The Offering raised net cash proceeds of approximately $19.8 million (after deducting the placement agent fee and expenses of the Offering). The Company intends to use the net cash proceeds from the Offering for acquisitions and partnerships, investments in technology and expanding corporate infrastructure, expansion of its sales team and marketing efforts and for general working capital and administrative purposes.
The Company engaged EF Hutton, division of Benchmark Investments, LLC (“EF Hutton”) as the Company’s placement agent for the Offering pursuant to a Placement Agency Agreement (the “PAA”) dated as of December 8, 2021. Pursuant to the PAA, the Company agreed to pay EF Hutton a cash placement fee equal to 8.0% of the gross proceeds of the Offering, an additional cash fee equal to 0.5% of the gross proceeds raised by the Company in the offering for non-accountable expenses, and also agreed to reimburse EF Hutton up to $100,000 for accountable expenses. In addition, EF Hutton’s designees received warrants to purchase an aggregate of 131,158 shares of Common Stock, which is equal to 3.0% of the total number of shares issued in the Offering, at an exercise price of $4.97 per share (the “Representative Warrants”).

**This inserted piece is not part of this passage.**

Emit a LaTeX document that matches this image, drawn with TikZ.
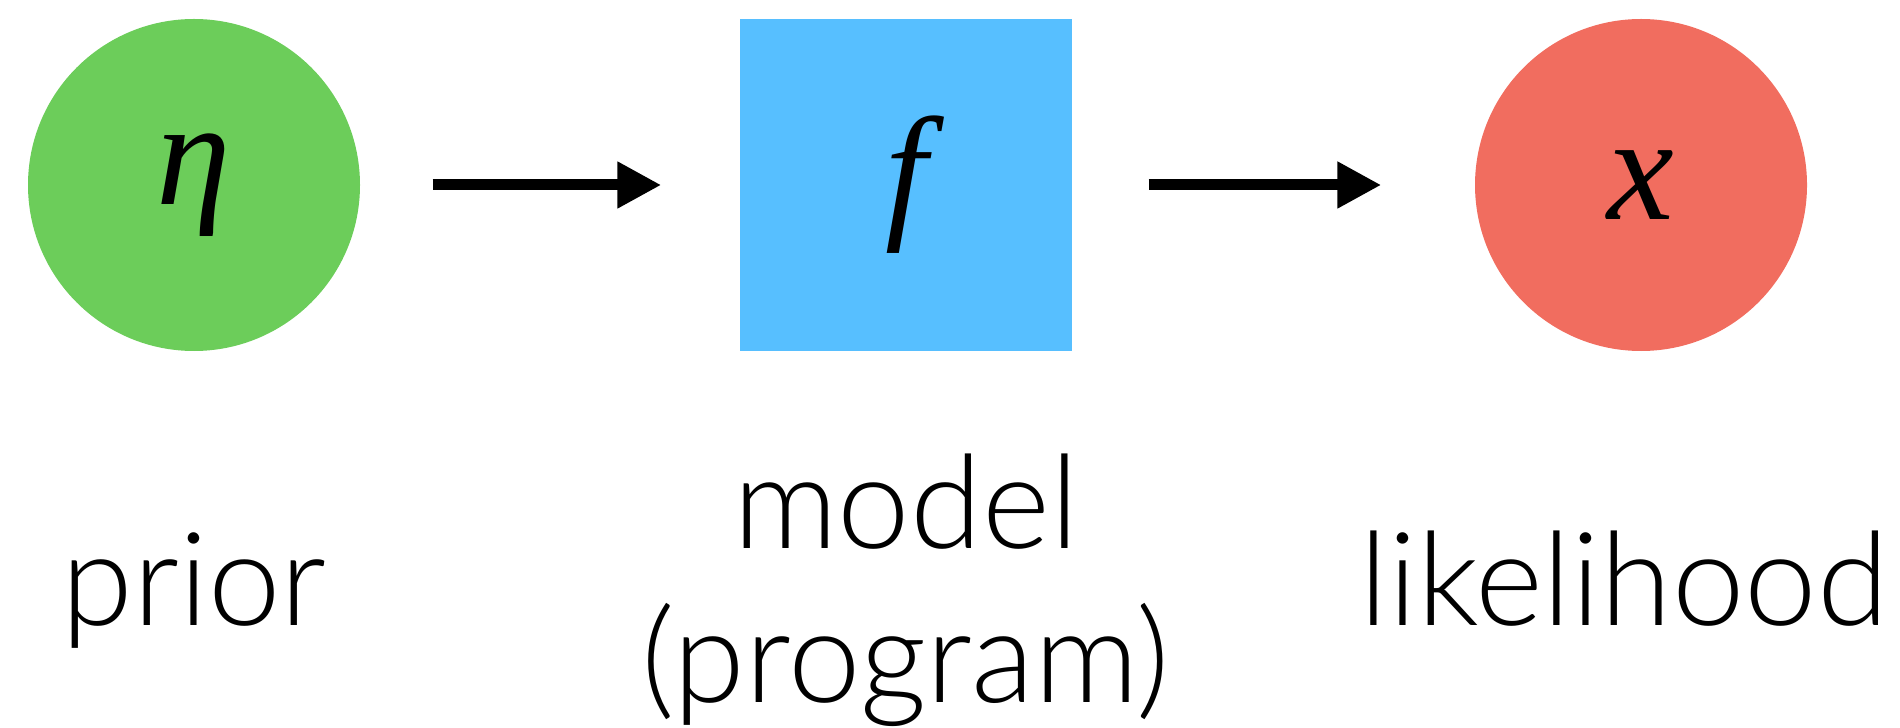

In connection with the Offering, the Company entered into a Securities Purchase Agreement (the “Purchase Agreement”) with investors containing customary representations and warranties. The Company and investors also entered into a Registration Rights Agreement (the “Registration Rights Agreement”), pursuant to which the Company will be required to file a resale registration statement (the “Registration Statement”) with the Securities and Exchange Commission (the “SEC”) to register for resale the Shares and the shares of Common Stock issuable upon exercise of the Purchaser Warrants and Representative Warrants, promptly following the Closing Date but in no event later than 15 calendar days after the effective date of the Registration Rights Agreement, and to have such Registration Statement declared effective by the Effectiveness Date (as defined in the Registration Rights Agreement). The Company will be obligated to pay certain liquidated damages to the investors if the Company fails to file the Registration Statement when required, fails to file or cause the Registration Statement to be declared effective by the SEC when required, or fails to maintain the effectiveness of the Registration Statement pursuant to the terms of the Registration Rights Agreement.

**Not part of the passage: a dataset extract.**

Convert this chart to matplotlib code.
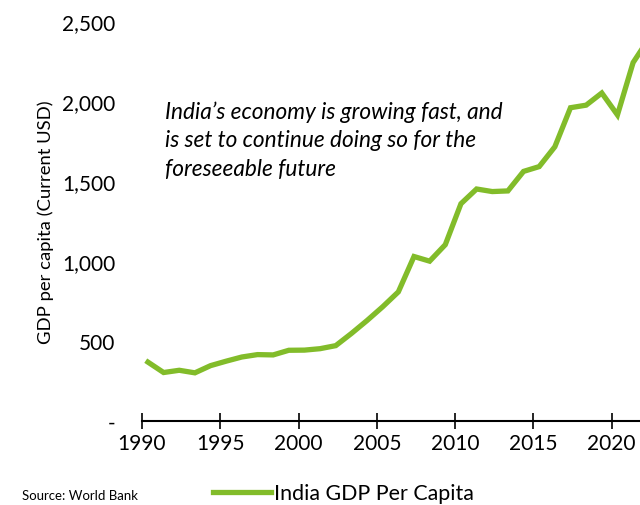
import matplotlib
matplotlib.use("Agg")
import matplotlib.pyplot as plt
from matplotlib.ticker import FixedLocator

# India GDP per capita, current USD (World Bank)
years = list(range(1990, 2023))
gdp_pc = [368, 303, 317, 301, 346, 374, 400, 415, 413, 442,
          443, 452, 471, 547, 628, 714, 807, 1028, 999, 1102,
          1358, 1450, 1434, 1438, 1560, 1590, 1714, 1958, 1974, 2050,
          1913, 2240, 2389]

x_ticks = [1990, 1995, 2000, 2005, 2010, 2015, 2020]
y_ticks = [0, 500, 1000, 1500, 2000, 2500]
y_labels = ["-", "500", "1,000", "1,500", "2,000", "2,500"]

note = ("India\u2019s economy is growing fast, and\n"
        "is set to continue doing so for the\n"
        "foreseeable future")

green = "#82BC2A"
plt.rcParams["font.family"] = ["Lato", "DejaVu Sans"]

fig = plt.figure(figsize=(6.4, 5.06), dpi=100)
ax = fig.add_axes([142 / 640, 84 / 506, 1 - 142 / 640, 400 / 506])

# points sit a bit to the right of their year tick, like the Excel original
xs = [y + 0.38 for y in years]
line, = ax.plot(xs, gdp_pc, color=green, lw=3.8, solid_joinstyle="miter",
                label="India GDP Per Capita")

ax.set_xlim(1990, 1990 + (640 - 142) / 15.65)
ax.set_ylim(0, 2500)

ax.xaxis.set_major_locator(FixedLocator(x_ticks))
ax.set_xticklabels([str(t) for t in x_ticks], fontsize=15)
ax.set_yticks(y_ticks)
ax.set_yticklabels(y_labels, fontsize=15)

for s in ["top", "right", "left"]:
    ax.spines[s].set_visible(False)
ax.spines["bottom"].set_linewidth(1.5)
ax.tick_params(axis="x", direction="inout", length=11, width=1.2, pad=3)
ax.tick_params(axis="y", length=0, pad=19)

ax.set_ylabel("GDP per capita (Current USD)", fontsize=13.3, labelpad=6)

ax.text(1991.45, 1760, note, fontsize=16.3, style="italic", va="center",
        ha="left", linespacing=1.45)

fig.text(22 / 640, 1 - 496 / 506, "Source: World Bank", fontsize=9.5,
         va="center", ha="left")

fig.legend(handles=[line], loc="center left", frameon=False, fontsize=15.4,
           bbox_to_anchor=(213 / 640, 1 - 494 / 506), handlelength=2.7,
           handletextpad=0.15, borderpad=0, borderaxespad=0)

fig.savefig("out.png", dpi=100)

The representations, warranties and covenants contained in the Purchase Agreement and the Registration Rights Agreement were made solely for the benefit of the parties to the Purchase Agreement and may be subject to limitations agreed upon by the contracting parties. In addition, such representations, warranties and covenants (i) are intended as a way of allocating the risk between the parties to the Purchase Agreement and not as statements of fact, and (ii) may apply standards of materiality in a way that is different from what may be viewed as material by stockholders of, or other investors in, the Company. Accordingly, forms of the Purchase Agreement and the Registration Rights Agreement are filed with this report only to provide investors with information regarding the terms of transaction, and not to provide investors with any other factual information regarding the Company. Stockholders should not rely on the representations, warranties and covenants or any descriptions thereof as characterizations of the actual state of facts or condition of the Company. Moreover, information concerning the subject matter of the representations and warranties may change after the date of the Purchase Agreement and the Registration Rights Agreement, which subsequent information may or may not be fully reflected in public disclosures.

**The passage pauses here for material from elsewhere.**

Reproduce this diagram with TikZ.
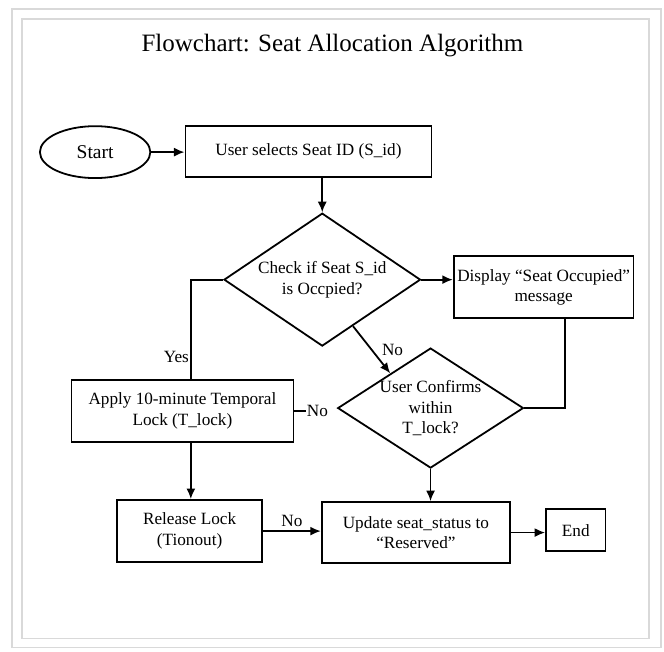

The Offering was exempt from the registration requirements of the Securities Act of 1933, as amended (the “Securities Act”) pursuant to the exemption for transactions by an issuer not involving any public offering under Section 4(a)(2) of the Securities Act and Rule 506 of Regulation D of the Securities Act and in reliance on similar exemptions under applicable state laws. Each of the Purchasers represented that it is an accredited investor within the meaning of Rule 501(a) of Regulation D, and was acquiring the securities for investment only and not with a view towards, or for resale in connection with, the public sale or distribution thereof. The securities were offered without any general solicitation by the Company or its representatives.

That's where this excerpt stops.